DIRECTIONS FOR THIS TASK: Produce an exact copy of all the data below, dropping every image.

-- START OF GIVEN INFORMATION --

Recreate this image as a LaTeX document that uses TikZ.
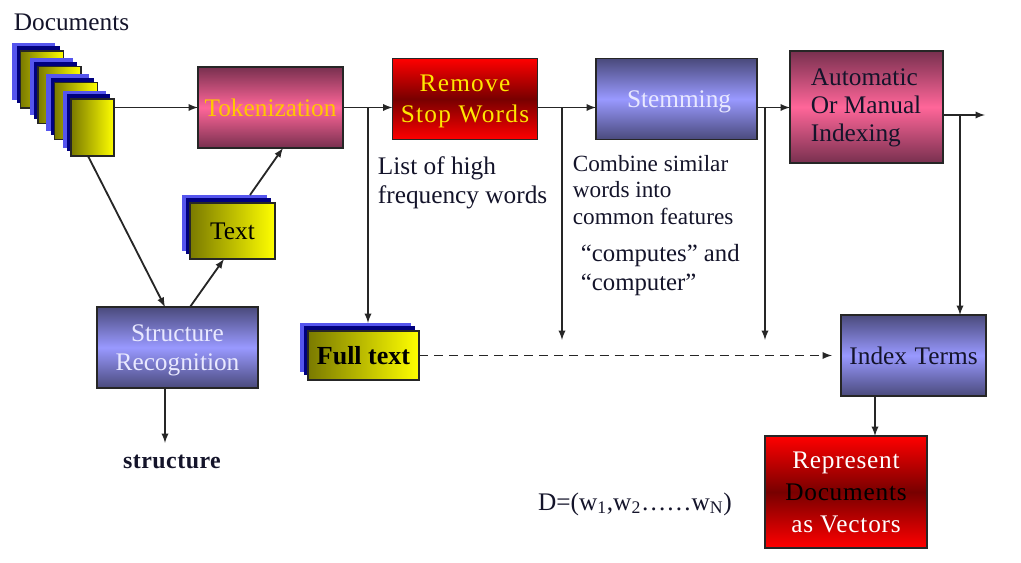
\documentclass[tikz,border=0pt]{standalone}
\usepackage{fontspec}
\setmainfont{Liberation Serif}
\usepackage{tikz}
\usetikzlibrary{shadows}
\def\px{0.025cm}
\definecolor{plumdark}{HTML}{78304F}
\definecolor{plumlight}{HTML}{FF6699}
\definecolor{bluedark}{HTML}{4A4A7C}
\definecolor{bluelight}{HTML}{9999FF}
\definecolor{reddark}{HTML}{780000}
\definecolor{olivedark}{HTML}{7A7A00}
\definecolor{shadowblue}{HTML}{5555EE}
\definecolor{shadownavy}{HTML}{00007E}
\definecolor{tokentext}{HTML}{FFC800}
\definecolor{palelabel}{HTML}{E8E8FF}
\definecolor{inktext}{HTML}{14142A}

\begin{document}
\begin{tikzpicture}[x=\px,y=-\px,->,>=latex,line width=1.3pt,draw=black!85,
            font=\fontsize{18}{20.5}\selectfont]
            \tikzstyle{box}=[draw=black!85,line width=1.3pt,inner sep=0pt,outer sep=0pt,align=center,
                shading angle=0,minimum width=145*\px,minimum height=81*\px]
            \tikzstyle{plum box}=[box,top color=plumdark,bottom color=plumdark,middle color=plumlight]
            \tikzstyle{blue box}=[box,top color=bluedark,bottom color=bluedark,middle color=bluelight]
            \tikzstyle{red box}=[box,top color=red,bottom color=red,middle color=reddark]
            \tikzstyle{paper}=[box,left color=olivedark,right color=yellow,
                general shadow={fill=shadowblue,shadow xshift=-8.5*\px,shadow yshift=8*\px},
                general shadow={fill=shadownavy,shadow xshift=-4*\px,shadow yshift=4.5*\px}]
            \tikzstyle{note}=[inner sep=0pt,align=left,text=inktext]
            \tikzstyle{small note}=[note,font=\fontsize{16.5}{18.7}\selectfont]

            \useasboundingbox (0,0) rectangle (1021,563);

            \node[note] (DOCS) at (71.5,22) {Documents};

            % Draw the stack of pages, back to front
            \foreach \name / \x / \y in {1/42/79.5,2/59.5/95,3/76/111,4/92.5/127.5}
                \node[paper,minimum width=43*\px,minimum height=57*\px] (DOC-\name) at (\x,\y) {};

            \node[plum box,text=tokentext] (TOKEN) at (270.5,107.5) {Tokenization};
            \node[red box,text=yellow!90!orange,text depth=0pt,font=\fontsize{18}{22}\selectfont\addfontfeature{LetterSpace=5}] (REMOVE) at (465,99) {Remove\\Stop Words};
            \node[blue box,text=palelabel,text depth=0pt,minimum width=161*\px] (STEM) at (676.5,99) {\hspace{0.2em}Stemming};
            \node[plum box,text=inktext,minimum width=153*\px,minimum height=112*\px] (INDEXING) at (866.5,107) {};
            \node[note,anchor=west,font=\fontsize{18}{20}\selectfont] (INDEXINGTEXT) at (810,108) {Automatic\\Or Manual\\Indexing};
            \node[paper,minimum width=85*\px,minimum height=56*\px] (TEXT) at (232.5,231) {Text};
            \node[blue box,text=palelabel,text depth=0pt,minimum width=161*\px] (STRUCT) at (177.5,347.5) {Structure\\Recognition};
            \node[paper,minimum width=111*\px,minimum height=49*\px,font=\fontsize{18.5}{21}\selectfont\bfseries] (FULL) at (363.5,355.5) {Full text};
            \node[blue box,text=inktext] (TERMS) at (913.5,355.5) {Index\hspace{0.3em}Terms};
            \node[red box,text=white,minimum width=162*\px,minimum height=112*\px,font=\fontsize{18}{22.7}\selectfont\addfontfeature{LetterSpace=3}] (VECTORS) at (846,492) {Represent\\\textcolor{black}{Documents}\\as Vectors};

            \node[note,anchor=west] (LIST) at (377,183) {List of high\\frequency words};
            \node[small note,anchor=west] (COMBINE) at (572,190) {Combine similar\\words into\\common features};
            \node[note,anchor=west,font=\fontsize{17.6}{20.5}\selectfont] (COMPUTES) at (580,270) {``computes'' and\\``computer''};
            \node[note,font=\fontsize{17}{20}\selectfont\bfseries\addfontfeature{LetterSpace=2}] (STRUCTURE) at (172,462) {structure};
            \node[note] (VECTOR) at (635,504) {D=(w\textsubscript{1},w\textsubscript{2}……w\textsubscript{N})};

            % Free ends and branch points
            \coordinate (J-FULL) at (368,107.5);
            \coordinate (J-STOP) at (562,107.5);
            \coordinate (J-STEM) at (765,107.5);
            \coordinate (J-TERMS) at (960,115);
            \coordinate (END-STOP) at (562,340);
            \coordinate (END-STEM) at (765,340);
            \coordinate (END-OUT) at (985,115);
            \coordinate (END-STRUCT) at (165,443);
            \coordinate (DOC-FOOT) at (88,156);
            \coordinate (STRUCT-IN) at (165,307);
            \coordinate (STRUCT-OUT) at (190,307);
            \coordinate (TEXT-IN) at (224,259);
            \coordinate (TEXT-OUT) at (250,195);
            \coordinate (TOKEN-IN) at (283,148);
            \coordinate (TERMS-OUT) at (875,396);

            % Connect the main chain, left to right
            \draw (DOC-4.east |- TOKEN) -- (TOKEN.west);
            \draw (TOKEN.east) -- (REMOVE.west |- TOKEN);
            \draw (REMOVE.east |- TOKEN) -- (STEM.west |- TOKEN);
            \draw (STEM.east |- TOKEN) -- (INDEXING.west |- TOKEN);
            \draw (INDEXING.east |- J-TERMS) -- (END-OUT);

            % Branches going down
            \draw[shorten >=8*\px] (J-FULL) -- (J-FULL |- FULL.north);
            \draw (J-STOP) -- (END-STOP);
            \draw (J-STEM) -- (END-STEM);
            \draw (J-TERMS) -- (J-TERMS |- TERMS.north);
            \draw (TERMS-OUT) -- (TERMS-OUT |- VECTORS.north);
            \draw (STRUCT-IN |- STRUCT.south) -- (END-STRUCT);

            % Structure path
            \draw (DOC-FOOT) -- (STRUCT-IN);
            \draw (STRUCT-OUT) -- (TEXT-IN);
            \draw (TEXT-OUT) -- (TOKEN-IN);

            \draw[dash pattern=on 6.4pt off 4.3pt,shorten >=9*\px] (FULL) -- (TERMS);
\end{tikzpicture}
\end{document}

-- END OF GIVEN INFORMATION --

REPLY:
Recreate this image as a LaTeX document that uses TikZ.
\documentclass[tikz,border=0pt]{standalone}
\usepackage{fontspec}
\setmainfont{Liberation Serif}
\usepackage{tikz}
\usetikzlibrary{shadows}
\def\px{0.025cm}
\definecolor{plumdark}{HTML}{78304F}
\definecolor{plumlight}{HTML}{FF6699}
\definecolor{bluedark}{HTML}{4A4A7C}
\definecolor{bluelight}{HTML}{9999FF}
\definecolor{reddark}{HTML}{780000}
\definecolor{olivedark}{HTML}{7A7A00}
\definecolor{shadowblue}{HTML}{5555EE}
\definecolor{shadownavy}{HTML}{00007E}
\definecolor{tokentext}{HTML}{FFC800}
\definecolor{palelabel}{HTML}{E8E8FF}
\definecolor{inktext}{HTML}{14142A}

\begin{document}
\begin{tikzpicture}[x=\px,y=-\px,->,>=latex,line width=1.3pt,draw=black!85,
            font=\fontsize{18}{20.5}\selectfont]
            \tikzstyle{box}=[draw=black!85,line width=1.3pt,inner sep=0pt,outer sep=0pt,align=center,
                shading angle=0,minimum width=145*\px,minimum height=81*\px]
            \tikzstyle{plum box}=[box,top color=plumdark,bottom color=plumdark,middle color=plumlight]
            \tikzstyle{blue box}=[box,top color=bluedark,bottom color=bluedark,middle color=bluelight]
            \tikzstyle{red box}=[box,top color=red,bottom color=red,middle color=reddark]
            \tikzstyle{paper}=[box,left color=olivedark,right color=yellow,
                general shadow={fill=shadowblue,shadow xshift=-8.5*\px,shadow yshift=8*\px},
                general shadow={fill=shadownavy,shadow xshift=-4*\px,shadow yshift=4.5*\px}]
            \tikzstyle{note}=[inner sep=0pt,align=left,text=inktext]
            \tikzstyle{small note}=[note,font=\fontsize{16.5}{18.7}\selectfont]

            \useasboundingbox (0,0) rectangle (1021,563);

            \node[note] (DOCS) at (71.5,22) {Documents};

            % Draw the stack of pages, back to front
            \foreach \name / \x / \y in {1/42/79.5,2/59.5/95,3/76/111,4/92.5/127.5}
                \node[paper,minimum width=43*\px,minimum height=57*\px] (DOC-\name) at (\x,\y) {};

            \node[plum box,text=tokentext] (TOKEN) at (270.5,107.5) {Tokenization};
            \node[red box,text=yellow!90!orange,text depth=0pt,font=\fontsize{18}{22}\selectfont\addfontfeature{LetterSpace=5}] (REMOVE) at (465,99) {Remove\\Stop Words};
            \node[blue box,text=palelabel,text depth=0pt,minimum width=161*\px] (STEM) at (676.5,99) {\hspace{0.2em}Stemming};
            \node[plum box,text=inktext,minimum width=153*\px,minimum height=112*\px] (INDEXING) at (866.5,107) {};
            \node[note,anchor=west,font=\fontsize{18}{20}\selectfont] (INDEXINGTEXT) at (810,108) {Automatic\\Or Manual\\Indexing};
            \node[paper,minimum width=85*\px,minimum height=56*\px] (TEXT) at (232.5,231) {Text};
            \node[blue box,text=palelabel,text depth=0pt,minimum width=161*\px] (STRUCT) at (177.5,347.5) {Structure\\Recognition};
            \node[paper,minimum width=111*\px,minimum height=49*\px,font=\fontsize{18.5}{21}\selectfont\bfseries] (FULL) at (363.5,355.5) {Full text};
            \node[blue box,text=inktext] (TERMS) at (913.5,355.5) {Index\hspace{0.3em}Terms};
            \node[red box,text=white,minimum width=162*\px,minimum height=112*\px,font=\fontsize{18}{22.7}\selectfont\addfontfeature{LetterSpace=3}] (VECTORS) at (846,492) {Represent\\\textcolor{black}{Documents}\\as Vectors};

            \node[note,anchor=west] (LIST) at (377,183) {List of high\\frequency words};
            \node[small note,anchor=west] (COMBINE) at (572,190) {Combine similar\\words into\\common features};
            \node[note,anchor=west,font=\fontsize{17.6}{20.5}\selectfont] (COMPUTES) at (580,270) {``computes'' and\\``computer''};
            \node[note,font=\fontsize{17}{20}\selectfont\bfseries\addfontfeature{LetterSpace=2}] (STRUCTURE) at (172,462) {structure};
            \node[note] (VECTOR) at (635,504) {D=(w\textsubscript{1},w\textsubscript{2}……w\textsubscript{N})};

            % Free ends and branch points
            \coordinate (J-FULL) at (368,107.5);
            \coordinate (J-STOP) at (562,107.5);
            \coordinate (J-STEM) at (765,107.5);
            \coordinate (J-TERMS) at (960,115);
            \coordinate (END-STOP) at (562,340);
            \coordinate (END-STEM) at (765,340);
            \coordinate (END-OUT) at (985,115);
            \coordinate (END-STRUCT) at (165,443);
            \coordinate (DOC-FOOT) at (88,156);
            \coordinate (STRUCT-IN) at (165,307);
            \coordinate (STRUCT-OUT) at (190,307);
            \coordinate (TEXT-IN) at (224,259);
            \coordinate (TEXT-OUT) at (250,195);
            \coordinate (TOKEN-IN) at (283,148);
            \coordinate (TERMS-OUT) at (875,396);

            % Connect the main chain, left to right
            \draw (DOC-4.east |- TOKEN) -- (TOKEN.west);
            \draw (TOKEN.east) -- (REMOVE.west |- TOKEN);
            \draw (REMOVE.east |- TOKEN) -- (STEM.west |- TOKEN);
            \draw (STEM.east |- TOKEN) -- (INDEXING.west |- TOKEN);
            \draw (INDEXING.east |- J-TERMS) -- (END-OUT);

            % Branches going down
            \draw[shorten >=8*\px] (J-FULL) -- (J-FULL |- FULL.north);
            \draw (J-STOP) -- (END-STOP);
            \draw (J-STEM) -- (END-STEM);
            \draw (J-TERMS) -- (J-TERMS |- TERMS.north);
            \draw (TERMS-OUT) -- (TERMS-OUT |- VECTORS.north);
            \draw (STRUCT-IN |- STRUCT.south) -- (END-STRUCT);

            % Structure path
            \draw (DOC-FOOT) -- (STRUCT-IN);
            \draw (STRUCT-OUT) -- (TEXT-IN);
            \draw (TEXT-OUT) -- (TOKEN-IN);

            \draw[dash pattern=on 6.4pt off 4.3pt,shorten >=9*\px] (FULL) -- (TERMS);
\end{tikzpicture}
\end{document}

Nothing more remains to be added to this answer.